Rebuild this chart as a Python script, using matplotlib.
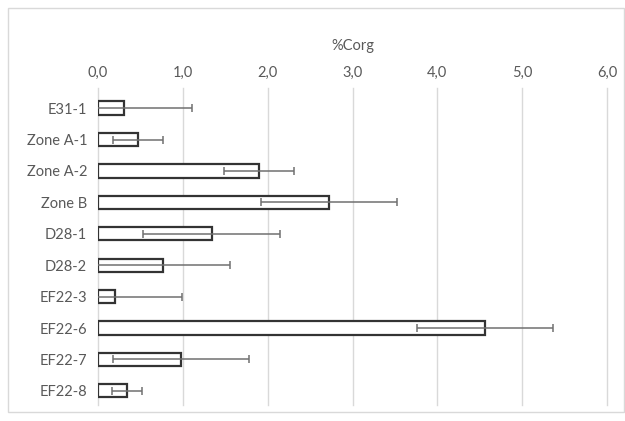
import numpy as np
import matplotlib.pyplot as plt
from matplotlib.ticker import FuncFormatter
from matplotlib.patches import Rectangle

# data (%Corg, mean and error)
sites = ['E31-1', 'Zone A-1', 'Zone A-2', 'Zone B', 'D28-1', 'D28-2',
         'EF22-3', 'EF22-6', 'EF22-7', 'EF22-8']
corg = [0.30, 0.47, 1.90, 2.72, 1.34, 0.77, 0.20, 4.56, 0.98, 0.34]
corg_err = [0.81, 0.30, 0.41, 0.80, 0.81, 0.79, 0.79, 0.80, 0.80, 0.18]
xticks = [0, 1, 2, 3, 4, 5, 6]

plt.rcParams['font.family'] = ['Lato', 'DejaVu Sans']

fig = plt.figure(figsize=(6.25, 4.21), dpi=100)
ax = fig.add_axes([0.157, 0.038, 0.814, 0.753])

ypos = np.arange(len(sites))
ax.barh(ypos, corg, height=0.42, color='white', edgecolor='#333333',
        linewidth=1.6, zorder=3)
ax.errorbar(corg, ypos, xerr=corg_err, fmt='none', ecolor='#707070',
            elinewidth=1.1, capsize=3, capthick=1.1, zorder=4)

ax.set_xlim(0, 6)
ax.set_ylim(len(sites) - 0.55, -0.64)
ax.set_yticks(ypos)
ax.set_yticklabels(sites)
ax.set_xticks(xticks)
ax.xaxis.set_major_formatter(FuncFormatter(lambda v, p: f'{v:.1f}'.replace('.', ',')))
ax.xaxis.tick_top()
ax.xaxis.set_label_position('top')
ax.set_xlabel('%Corg', color='#595959', fontsize=10.5, labelpad=11)
ax.tick_params(axis='y', length=0, labelsize=10.5, colors='#595959', pad=8)
ax.tick_params(axis='x', length=0, labelsize=10.5, colors='#595959', pad=6)
ax.grid(axis='x', color='#d9d9d9', linewidth=1, zorder=0)
for gl in ax.get_xgridlines():
    gl.set_clip_on(False)
for s in ax.spines.values():
    s.set_visible(False)

# outer chart frame
fig.patches.append(Rectangle((8 / 625, 1 - 412 / 421), 616 / 625, 404 / 421,
                             transform=fig.transFigure, fill=False,
                             edgecolor='#d9d9d9', linewidth=1))

fig.savefig('out.png', dpi=100)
┄┄┄┄┄┄
**What to produce**
Identify and copy all lines with the word "chart".

**Finished answer**
Rebuild this chart as a Python script, using matplotlib.
# outer chart frame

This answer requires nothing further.